Executive Summary
Pharma and biotech activity in the week ending July 13, 2026, reflected sustained dealmaking and restructuring as the first half concluded. Multiple acquisitions and financing rounds underscored Big Pharma's push to replenish pipelines ahead of patent cliffs, while selective layoffs highlighted ongoing efficiency efforts.
Regulatory developments mixed approvals momentum with setbacks, and investor interest remained focused on oncology, gene therapies, and emerging modalities. Global capital continued flowing into the sector through M&A and strategic equity deals.
Key Developments
- On July 6, Novartis agreed to acquire UK-based Myricx Bio for $1.1 billion upfront plus up to $400 million in milestones to advance antibody-drug conjugate programs in cancer.
- Also on July 6, Incyte completed the acquisition of Vega Therapeutics for up to $2 billion to expand its blood disease pipeline.
- Genentech announced 103 job cuts on July 6 as part of early development restructuring, while signing a $490 million-plus collaboration with Astex.
- Roche ended development of two Ionis-partnered Huntington’s disease programs mid-week due to efficacy and safety concerns.
- ARPA-H launched a $160 million initiative on July 9 to develop custom gene-editing therapies for rare diseases.
- Bayer secured a €3 billion equity infusion from Apollo on July 10 tied to its contraceptives business.
- The FDA issued a third rejection for a Hengrui/Elevar PD-1 liver cancer combination around July 10.
- Biosimilar adoption accelerated in the US amid approaching biologic patent expirations, with industry reports noting improving physician acceptance.
Implications for Investors
Accelerating M&A signals Big Pharma's willingness to deploy capital for de-risked assets in oncology and specialty areas, potentially supporting valuations for innovative biotechs with late-stage programs. Investors with exposure to the sector may monitor pipeline replenishment trends and their impact on revenue visibility beyond 2026 patent expirations.
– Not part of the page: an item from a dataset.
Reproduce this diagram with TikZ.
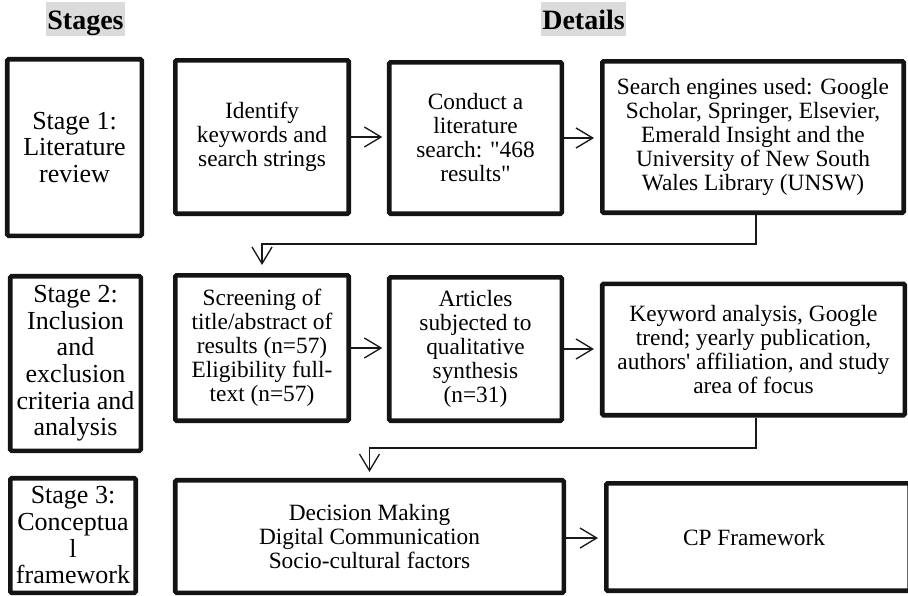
\documentclass[tikz,border=0pt]{standalone}
\usepackage{fontspec}
\setmainfont{Liberation Serif}[Ligatures=TeXOff]
\usetikzlibrary{arrows.meta,calc}
\begin{document}
\begin{tikzpicture}[x=0.75pt,y=-0.75pt,
  box/.style={draw=black!92, line width=3.4pt, rounded corners=1pt, inner sep=0pt, align=center, fill=white},
  stagebox/.style={box, font=\fontsize{19.5pt}{20pt}\selectfont},
  detbox/.style={box, font=\fontsize{17.5pt}{18pt}\selectfont},
  head/.style={fill=black!14, inner sep=0pt, font=\fontsize{21pt}{22pt}\selectfont\bfseries, minimum height=25.5pt, text height=17pt, text depth=0.5pt},
  conn/.style={draw=black!90, line width=1pt, -{Straight Barb[length=12.5pt,width=15pt,line width=1pt]}}
]
\useasboundingbox (0,0) rectangle (908,596);

% headers
\node[head, minimum width=59.25pt] (hs) at (85.5,19) {Stages};
\node[head, minimum width=63.75pt] (hd) at (583.5,19) {Details};

% row 1
\node[stagebox, minimum width=100.9pt, minimum height=132.4pt] (s1) at (74.5,147.5) {Stage 1:\\Literature\\review};
\node[detbox, minimum width=130.1pt, minimum height=115.1pt] (ident) at (262,137) {Identify\\keywords and\\search strings};
\node[detbox, minimum width=129.4pt, minimum height=113.6pt] (cond) at (475.5,138) {Conduct a\\literature\\search: "468\\results"};
\node[detbox, minimum width=226.1pt, minimum height=113.6pt] (search) at (753,137) {Search engines used: Google\\Scholar, Springer, Elsevier,\\Emerald Insight and the\\University of New South\\Wales Library (UNSW)};

% row 2
\node[stagebox, minimum width=97.9pt, minimum height=130.9pt] (s2) at (75.5,363.5) {Stage 2:\\Inclusion\\and\\exclusion\\criteria and\\analysis};
\node[detbox, minimum width=130.1pt, minimum height=109.1pt] (screen) at (262,348) {Screening of\\title/abstract of\\results (n=57)\\Eligibility full-\\text (n=57)};
\node[detbox, minimum width=129.4pt, minimum height=107.6pt] (art) at (475.5,349) {Articles\\subjected to\\qualitative\\synthesis\\(n=31)};
\node[detbox, minimum width=226.9pt, minimum height=98.6pt] (key) at (753.5,349.5) {Keyword analysis, Google\\trend; yearly publication,\\authors' affiliation, and study\\area of focus};

% row 3
\node[stagebox, minimum width=94.1pt, minimum height=85.9pt] (s3) at (73,535.5) {Stage 3:\\Conceptua\\l\\framework};
\node[detbox, minimum width=291.4pt, minimum height=84.4pt] (dec) at (369.5,536.5) {Decision Making\\Digital Communication\\Socio-cultural factors};
\node[detbox, minimum width=227.6pt, minimum height=80.6pt] (cp) at (758,537) {};
\node[font=\fontsize{17.5pt}{18pt}\selectfont] (cptext) at (754,538) {CP Framework};

% connectors
\coordinate (b1) at (756,244);
\coordinate (b2) at (756,448);
\draw[conn, shorten >=3.5pt] (ident.east) -- (cond.west |- ident.east);
\draw[conn, shorten >=4.5pt] (cond.east) -- (search.west |- cond.east);
\draw[conn, shorten >=3.5pt] (screen.east) -- (art.west |- screen.east);
\draw[conn, shorten >=4.5pt] (art.east) -- (key.west |- art.east);
\draw[conn, shorten >=4.5pt] (dec.east |- cptext) -- (cp.west |- cptext);
\draw[conn, shorten >=6pt] (search.south -| b1) -- (b1) -- (b1 -| screen.north) -- (screen.north);
\draw[conn, shorten >=4.5pt] (key.south -| b2) -- (b2) -- (b2 -| dec.north) -- (dec.north);
\end{tikzpicture}
\end{document}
Restructuring moves like Genentech's layoffs indicate cost discipline amid competitive pressures, while funding rounds and government initiatives in gene editing highlight continued innovation funding. Areas such as ADCs, biosimilars, and AI-enabled discovery could see sustained attention as modalities evolve.
Risks & Opportunities
- Regulatory setbacks, such as repeated FDA rejections, could delay launches and pressure timelines for affected programs.
- Patent cliff pressures may drive further consolidation but also increase competition for high-quality assets and valuations.
- Onshoring requirements and potential tariffs create both manufacturing investment opportunities and supply-chain cost risks for global players.
- Growing biosimilar competition offers cost-saving potential for healthcare systems but may erode margins for originator biologics.
- AI integration in drug development presents opportunities for efficiency gains while introducing new competitive dynamics from tech entrants.
Global Capital-Flow Context
Capital flows into pharma and biotech remained robust in the trailing week, driven by cross-border M&A and strategic equity infusions. Deals such as Novartis's acquisition of Myricx and Bayer's Apollo partnership illustrate continued rotation of Big Pharma cash reserves and institutional capital toward pipeline-enhancing assets, particularly in oncology and women's health.
US-focused onshoring commitments exceeding $500 billion underscore domestic manufacturing inflows, while international players navigate policy overhangs. Overall, H1 2026 deal volume trends suggest sustained investor appetite for the sector amid stabilizing policy and rate environments.